I happened to notice a vine laying on the ground that had been severed in half.  The end of it was frayed and shredded as if something had tried to eat it but couldn't.  I gazed at the tree it lay under and located the end it had been severed from.  That piece on the ground was chewed through at least twenty feet up the side of that tree.  The other mating end also bore the same fray marks.  Certainly the offending creature was not a deer.  I can't imagine a squirrel cutting through a vine that was an inch thick, and why would he even try?  If the severed piece on the ground were the only portion with the shredded end;  I would say a deer found the woody morsel palatable and tried his best to eat the pulpy material.  But, the end that remained over 20 feet up the tree was also frayed.  That rules out deer.  Actually there were three separate vines that were cut.

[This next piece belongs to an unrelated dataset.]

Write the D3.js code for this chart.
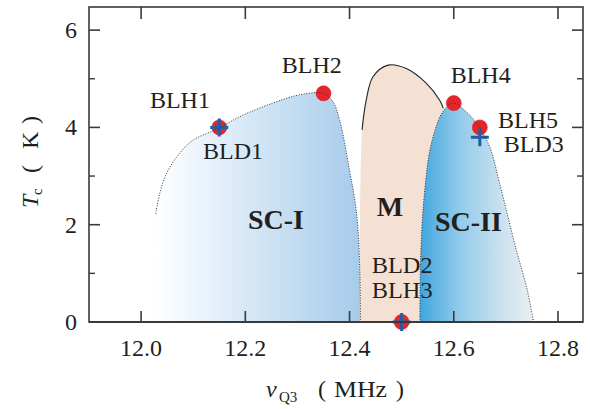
<!DOCTYPE html>
<html><head><meta charset="utf-8">
<script src="https://cdn.jsdelivr.net/npm/d3@7"></script>
<style>html,body{margin:0;padding:0;background:#fff;}svg{display:block;}</style>
</head><body>
<svg id="c" width="590" height="409"></svg>
<script>
// ---- data ----
const scI_nu = [12.028,12.036,12.049,12.074,12.100,12.149,12.189,12.253,12.304,12.349,12.368,12.381,12.400,12.410,12.416,12.420,12.421];
const scI_tc = [2.22,2.65,3.06,3.47,3.74,3.98,4.22,4.50,4.67,4.70,4.53,4.15,3.12,2.51,1.96,0.93,0.0];
const m_nu = [12.420,12.424,12.432,12.445,12.474,12.509,12.547,12.573,12.580];
const m_tc = [0.0,3.95,4.56,5.04,5.28,5.21,4.91,4.56,4.39];
const mLine_from = 1; // solid outline starts at the 2nd point
const scII_nu = [12.535,12.536,12.540,12.547,12.553,12.566,12.579,12.598,12.624,12.649,12.669,12.688,12.720,12.741,12.753];
const scII_tc = [0.0,1.14,2.16,2.99,3.47,4.01,4.32,4.50,4.32,4.00,3.60,2.85,1.48,0.66,0.0];
const blh_names = ["BLH1","BLH2","BLH3","BLH4","BLH5"];
const blh_nu = [12.15,12.35,12.50,12.60,12.65];
const blh_tc = [4.00,4.70,0.00,4.50,4.00];
const bld_names = ["BLD1","BLD2","BLD3"];
const bld_nu = [12.15,12.50,12.65];
const bld_tc = [4.00,0.00,3.80];
const xTicks = [12.0,12.2,12.4,12.6,12.8];
const yTicks = [0,2,4,6];
const yMinor = [1,3,5];
const phaseNames = ["SC-I","M","SC-II"];

const svg = d3.select("#c");
const W=590,H=409, L=89, R=583, T=7, B=322;
const x = d3.scaleLinear().domain([11.9,12.848]).range([L,R]);
const y = d3.scaleLinear().domain([0,6.475]).range([B,T]);
const FONT = "'Liberation Serif','Times New Roman',serif";
const ink = "#231f20";

const defs = svg.append("defs");
function grad(id, x1, x2, stops){
  const g = defs.append("linearGradient").attr("id",id).attr("gradientUnits","userSpaceOnUse")
    .attr("x1",x1).attr("x2",x2).attr("y1",0).attr("y2",0);
  stops.forEach(s=>g.append("stop").attr("offset",s[0]).attr("stop-color",s[1]));
}
grad("gI", x(12.028), x(12.421), [[0,"#ffffff"],[0.45,"#d6e8f6"],[1,"#a6cbea"]]);
grad("gII", x(12.535), x(12.753), [[0,"#41a5df"],[0.35,"#92cbea"],[0.75,"#cfe3ef"],[1,"#eaeff3"]]);

const pts = (a,b)=>a.map((v,i)=>[x(v),y(b[i])]);
const curve = d3.line().curve(d3.curveCatmullRom.alpha(0.5));

// SC-I fill
const sI = pts(scI_nu,scI_tc);
svg.append("path").attr("d", "M"+x(scI_nu[0])+","+y(0)+"L"+curve(sI).slice(1)+"Z")
  .attr("fill","url(#gI)");
// M fill (extends under SC-II)
const mP = pts(m_nu,m_tc);
const mFill = mP.concat([[x(12.575),y(3.6)],[x(12.55),y(2.0)],[x(12.54),y(0)]]);
svg.append("path").attr("d", d3.line()(mFill)+"Z").attr("fill","#f4e1d3");
svg.append("path").attr("d", curve(mFill)+"Z").attr("fill","#f4e1d3");
// SC-II fill
const sII = pts(scII_nu,scII_tc);
svg.append("path").attr("d", curve(sII)+"Z").attr("fill","url(#gII)");

// M solid outline
svg.append("path").attr("d", curve(mP.slice(mLine_from))).attr("fill","none")
  .attr("stroke","#222").attr("stroke-width",1.1);

// markers
const gm = svg.append("g");
blh_nu.forEach((v,i)=>{
  gm.append("circle").attr("cx",x(v)).attr("cy",y(blh_tc[i])).attr("r",7.5)
    .attr("fill","#e4262b").attr("stroke","#d41f24").attr("stroke-width",0.6);
});
bld_nu.forEach((v,i)=>{
  const cx=x(v), cy=y(bld_tc[i]), h=9;
  gm.append("path").attr("d",`M${cx-h},${cy}H${cx+h}M${cx},${cy-h}V${cy+h}`)
    .attr("stroke","#1f5ea8").attr("stroke-width",3).attr("fill","none");
});

// dotted boundaries
const dot = {stroke:"#333", "stroke-width":1, "stroke-dasharray":"1,1.6", fill:"none"};
function applyAttrs(sel,o){Object.entries(o).forEach(([k,v])=>sel.attr(k,v));return sel;}
applyAttrs(svg.append("path").attr("d",curve(sI)),dot);
applyAttrs(svg.append("path").attr("d",curve(sII)),dot);

// frame
const frame = svg.append("g").attr("stroke","#3a3a3a").attr("fill","none");
frame.append("rect").attr("x",L).attr("y",T).attr("width",R-L).attr("height",B-T).attr("stroke-width",1.6);
frame.append("line").attr("x1",L).attr("x2",R).attr("y1",B).attr("y2",B).attr("stroke-width",2);
xTicks.forEach(t=>{
  frame.append("line").attr("x1",x(t)).attr("x2",x(t)).attr("y1",B).attr("y2",B-11).attr("stroke-width",1.6);
  frame.append("line").attr("x1",x(t)).attr("x2",x(t)).attr("y1",T).attr("y2",T+12).attr("stroke-width",1.6);
});
yTicks.forEach(t=>{
  frame.append("line").attr("x1",L).attr("x2",L+11).attr("y1",y(t)).attr("y2",y(t)).attr("stroke-width",1.6);
  frame.append("line").attr("x1",R).attr("x2",R-11).attr("y1",y(t)).attr("y2",y(t)).attr("stroke-width",1.6);
});
yMinor.forEach(t=>{
  frame.append("line").attr("x1",L).attr("x2",L+6).attr("y1",y(t)).attr("y2",y(t)).attr("stroke-width",1.4);
  frame.append("line").attr("x1",R).attr("x2",R-6).attr("y1",y(t)).attr("y2",y(t)).attr("stroke-width",1.4);
});

// tick labels
const tl = svg.append("g").attr("font-family",FONT).attr("font-size",24).attr("fill",ink);
xTicks.forEach(t=>tl.append("text").attr("x",x(t)).attr("y",356).attr("text-anchor","middle").text(d3.format(".1f")(t)));
yTicks.forEach(t=>tl.append("text").attr("x",77).attr("y",y(t)+8).attr("text-anchor","end").text(t));

// axis titles
const xt = svg.append("g").attr("font-family",FONT).attr("font-size",24).attr("fill",ink);
xt.append("text").attr("x",266).attr("y",397).attr("font-style","italic").text("ν");
xt.append("text").attr("x",279).attr("y",402).attr("font-size",15).text("Q3");
xt.append("text").attr("x",318).attr("y",397).text("(");
xt.append("text").attr("x",334).attr("y",397).attr("textLength",53).attr("lengthAdjust","spacingAndGlyphs").text("MHz");
xt.append("text").attr("x",396).attr("y",397).text(")");

const yt = svg.append("g").attr("font-family",FONT).attr("font-size",24).attr("fill",ink)
  .attr("transform","translate(38,0) rotate(-90)");
yt.append("text").attr("x",-208).attr("y",0).attr("font-style","italic").text("T");
yt.append("text").attr("x",-195).attr("y",4).attr("font-size",15).text("c");
yt.append("text").attr("x",-173).attr("y",0).text("(");
yt.append("text").attr("x",-149).attr("y",0).text("K");
yt.append("text").attr("x",-124).attr("y",0).text(")");

// point labels
const lab = svg.append("g").attr("font-family",FONT).attr("font-size",24).attr("fill",ink);
const labelPos = {BLH1:[12.017,4.405],BLH2:[12.270,5.112],BLD1:[12.119,3.344],BLH4:[12.594,4.906],
  BLH5:[12.685,3.981],BLD3:[12.696,3.50],BLD2:[12.4425,1.01],BLH3:[12.4425,0.50]};
blh_names.concat(bld_names).forEach(n=>{
  const p = labelPos[n];
  const t = lab.append("text").attr("x",x(p[0])).attr("y",y(p[1])).text(n);
  if (n==="BLD2"||n==="BLH3") t.attr("font-size",22.5).attr("textLength",61).attr("lengthAdjust","spacingAndGlyphs");
});
// phase labels
const phasePos = [[12.205,1.905],[12.452,2.179],[12.564,1.877]];
const ph = svg.append("g").attr("font-family",FONT).attr("font-size",28).attr("font-weight","bold").attr("fill",ink);
phaseNames.forEach((n,i)=>ph.append("text").attr("x",x(phasePos[i][0])).attr("y",y(phasePos[i][1])).text(n));
</script>
</body></html>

These three vines have definitely been chewed through.  This had to be a squirrel.  I've never heard of them doing this.  I have no other explanation. How about a really big squirrel?  How about a really, really big squirrel?

This piece of frayed vine is way up the side of the tree.  I'm guessing it's about 25 feet up.

The picture to the right is a magnified shot of the frayed vine high up on the side of the tree.  I am at a loss.  There is not a wide variety of tree climbing critters that would be inclined to chew on a vine in that fashion.  If anyone has any idea;  I would appreciate hearing it.  We don't have porcupines in East Tennessee so, that leaves them out.  Wow;  maybe there really is a monster gray squirrel loose in the forest.  Great Scott!

That's about it for today.   The dogs got their exercise and I'm happy for that.  An outing like this for them is like you going to a South Sea Island for a week.  Their happiness is paramount.  The weather is soon changing and I am planning some great outings for the near future.  Please be patient with me and I'll take you along on some super voyages soon.  Promise.  Stay safe and be kind to those who can't speak for themselves.